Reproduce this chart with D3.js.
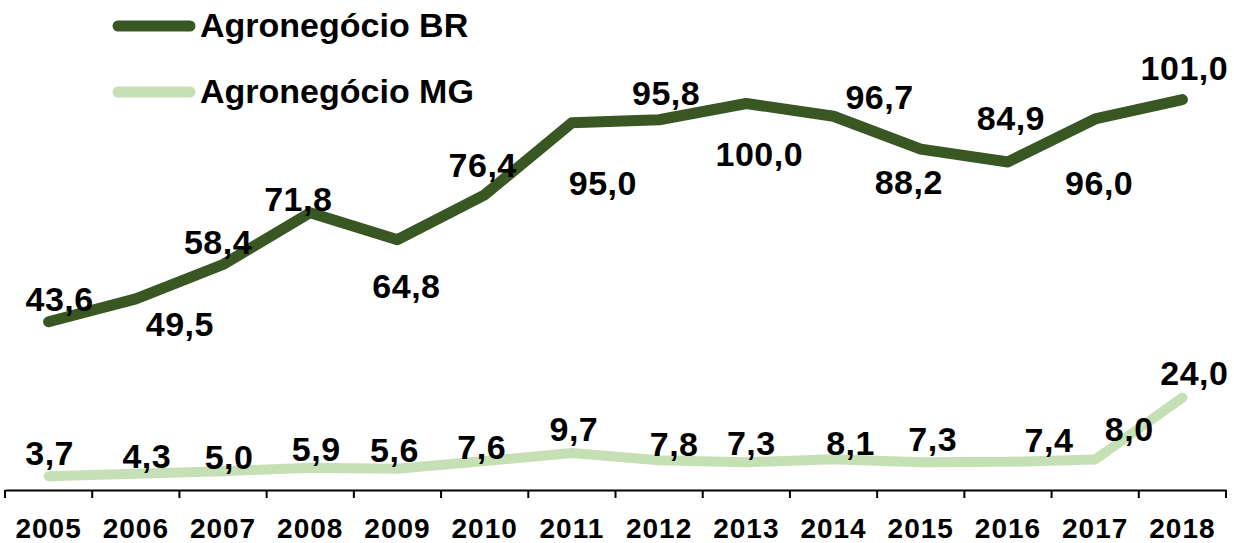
<!DOCTYPE html>
<html><head><meta charset="utf-8">
<script src="https://cdn.jsdelivr.net/npm/d3@7"></script>
<style>
html,body{margin:0;padding:0;background:#fff;}
svg{display:block;font-family:"Liberation Sans",Arial,sans-serif;font-weight:bold;}
</style></head>
<body>
<svg id="chart" width="1234" height="543"></svg>
<script>
const years = ["2005","2006","2007","2008","2009","2010","2011","2012","2013","2014","2015","2016","2017","2018"];
const agroBR = [43.6,49.5,58.4,71.8,64.8,76.4,95.0,95.8,100.0,96.7,88.2,84.9,96.0,101.0];
const agroMG = [3.7,4.3,5.0,5.9,5.6,7.6,9.7,7.8,7.3,8.1,7.3,7.4,8.0,24.0];
const seriesNames = ["Agronegócio BR","Agronegócio MG"];

// label placement offsets (pixels, relative to each point; dy to baseline)
const brDx = [11,44,-5,-12,9,-2,31,7,13,46,-12,3,4,2];
const brDy = [-11,37,-10,-2,58,-18,72,-15,62,-7,45,-32,76,-20];
const mgDx = [1,11,6,6,-3,-3,2,15,5,17,12,41,34,12];
const mgDy = [-11,-6,-2,-7,-7,-2,-12,-4,-7,-4,-11,-10,-19,-13];

const svg = d3.select("#chart");
const x = d3.scaleBand().domain(years).range([5,1226]);
const y = d3.scaleLinear().domain([0,110]).range([490.5, 490.5-3.87*110]);
const fmt = v => v.toFixed(1).replace(".", ",");
const colBR = "#385723", colMG = "#C5E0B4";

// axis
const axis = d3.axisBottom(x).tickSize(0).tickFormat(d=>d);
const gAx = svg.append("g").attr("transform","translate(0,490)").call(axis);
gAx.select(".domain").attr("stroke","#000").attr("stroke-width",2);
gAx.selectAll(".tick text").attr("font-size",28).attr("font-weight","bold")
   .attr("fill","#000").attr("dy",null).attr("y",48).style("letter-spacing","1px");
// boundary tick marks
const bounds = years.map(d=>x(d)).concat([x(years[years.length-1])+x.bandwidth()]);
svg.append("g").selectAll("line").data(bounds).join("line")
  .attr("x1",d=>d).attr("x2",d=>d).attr("y1",490).attr("y2",498)
  .attr("stroke","#000").attr("stroke-width",2);

const cx = d => x(d)+x.bandwidth()/2;
const line = d3.line().x((d,i)=>cx(years[i])).y(d=>y(d));

svg.append("path").datum(agroMG).attr("d",line).attr("fill","none")
  .attr("stroke",colMG).attr("stroke-width",10).attr("stroke-linecap","round").attr("stroke-linejoin","round");
svg.append("path").datum(agroBR).attr("d",line).attr("fill","none")
  .attr("stroke",colBR).attr("stroke-width",11).attr("stroke-linecap","round").attr("stroke-linejoin","round");

// labels
function labels(data, dx, dy){
  svg.append("g").selectAll("text").data(data).join("text")
    .attr("x",(d,i)=>cx(years[i])+dx[i]).attr("y",(d,i)=>y(d)+dy[i])
    .attr("text-anchor","middle").attr("font-size",34).attr("font-weight","bold")
    .style("letter-spacing","0.5px").attr("fill","#000").text(d=>fmt(d));
}
labels(agroBR, brDx, brDy);
labels(agroMG, mgDx, mgDy);

// legend
const leg = svg.append("g");
[[colBR,26,37],[colMG,92,103]].forEach((c,i)=>{
  leg.append("line").attr("x1",118).attr("x2",190).attr("y1",c[1]).attr("y2",c[1])
    .attr("stroke",c[0]).attr("stroke-width",11).attr("stroke-linecap","round");
  leg.append("text").attr("x",200).attr("y",c[2]).attr("font-size",34).attr("font-weight","bold")
    .attr("fill","#000").text(seriesNames[i]);
});
</script>
</body></html>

::::

REQUIRED WORK: Write out the whole listing exactly, and drop the pictures.

CORRECT OUTPUT:
Reproduce this chart with D3.js.
<!DOCTYPE html>
<html><head><meta charset="utf-8">
<script src="https://cdn.jsdelivr.net/npm/d3@7"></script>
<style>
html,body{margin:0;padding:0;background:#fff;}
svg{display:block;font-family:"Liberation Sans",Arial,sans-serif;font-weight:bold;}
</style></head>
<body>
<svg id="chart" width="1234" height="543"></svg>
<script>
const years = ["2005","2006","2007","2008","2009","2010","2011","2012","2013","2014","2015","2016","2017","2018"];
const agroBR = [43.6,49.5,58.4,71.8,64.8,76.4,95.0,95.8,100.0,96.7,88.2,84.9,96.0,101.0];
const agroMG = [3.7,4.3,5.0,5.9,5.6,7.6,9.7,7.8,7.3,8.1,7.3,7.4,8.0,24.0];
const seriesNames = ["Agronegócio BR","Agronegócio MG"];

// label placement offsets (pixels, relative to each point; dy to baseline)
const brDx = [11,44,-5,-12,9,-2,31,7,13,46,-12,3,4,2];
const brDy = [-11,37,-10,-2,58,-18,72,-15,62,-7,45,-32,76,-20];
const mgDx = [1,11,6,6,-3,-3,2,15,5,17,12,41,34,12];
const mgDy = [-11,-6,-2,-7,-7,-2,-12,-4,-7,-4,-11,-10,-19,-13];

const svg = d3.select("#chart");
const x = d3.scaleBand().domain(years).range([5,1226]);
const y = d3.scaleLinear().domain([0,110]).range([490.5, 490.5-3.87*110]);
const fmt = v => v.toFixed(1).replace(".", ",");
const colBR = "#385723", colMG = "#C5E0B4";

// axis
const axis = d3.axisBottom(x).tickSize(0).tickFormat(d=>d);
const gAx = svg.append("g").attr("transform","translate(0,490)").call(axis);
gAx.select(".domain").attr("stroke","#000").attr("stroke-width",2);
gAx.selectAll(".tick text").attr("font-size",28).attr("font-weight","bold")
   .attr("fill","#000").attr("dy",null).attr("y",48).style("letter-spacing","1px");
// boundary tick marks
const bounds = years.map(d=>x(d)).concat([x(years[years.length-1])+x.bandwidth()]);
svg.append("g").selectAll("line").data(bounds).join("line")
  .attr("x1",d=>d).attr("x2",d=>d).attr("y1",490).attr("y2",498)
  .attr("stroke","#000").attr("stroke-width",2);

const cx = d => x(d)+x.bandwidth()/2;
const line = d3.line().x((d,i)=>cx(years[i])).y(d=>y(d));

svg.append("path").datum(agroMG).attr("d",line).attr("fill","none")
  .attr("stroke",colMG).attr("stroke-width",10).attr("stroke-linecap","round").attr("stroke-linejoin","round");
svg.append("path").datum(agroBR).attr("d",line).attr("fill","none")
  .attr("stroke",colBR).attr("stroke-width",11).attr("stroke-linecap","round").attr("stroke-linejoin","round");

// labels
function labels(data, dx, dy){
  svg.append("g").selectAll("text").data(data).join("text")
    .attr("x",(d,i)=>cx(years[i])+dx[i]).attr("y",(d,i)=>y(d)+dy[i])
    .attr("text-anchor","middle").attr("font-size",34).attr("font-weight","bold")
    .style("letter-spacing","0.5px").attr("fill","#000").text(d=>fmt(d));
}
labels(agroBR, brDx, brDy);
labels(agroMG, mgDx, mgDy);

// legend
const leg = svg.append("g");
[[colBR,26,37],[colMG,92,103]].forEach((c,i)=>{
  leg.append("line").attr("x1",118).attr("x2",190).attr("y1",c[1]).attr("y2",c[1])
    .attr("stroke",c[0]).attr("stroke-width",11).attr("stroke-linecap","round");
  leg.append("text").attr("x",200).attr("y",c[2]).attr("font-size",34).attr("font-weight","bold")
    .attr("fill","#000").text(seriesNames[i]);
});
</script>
</body></html>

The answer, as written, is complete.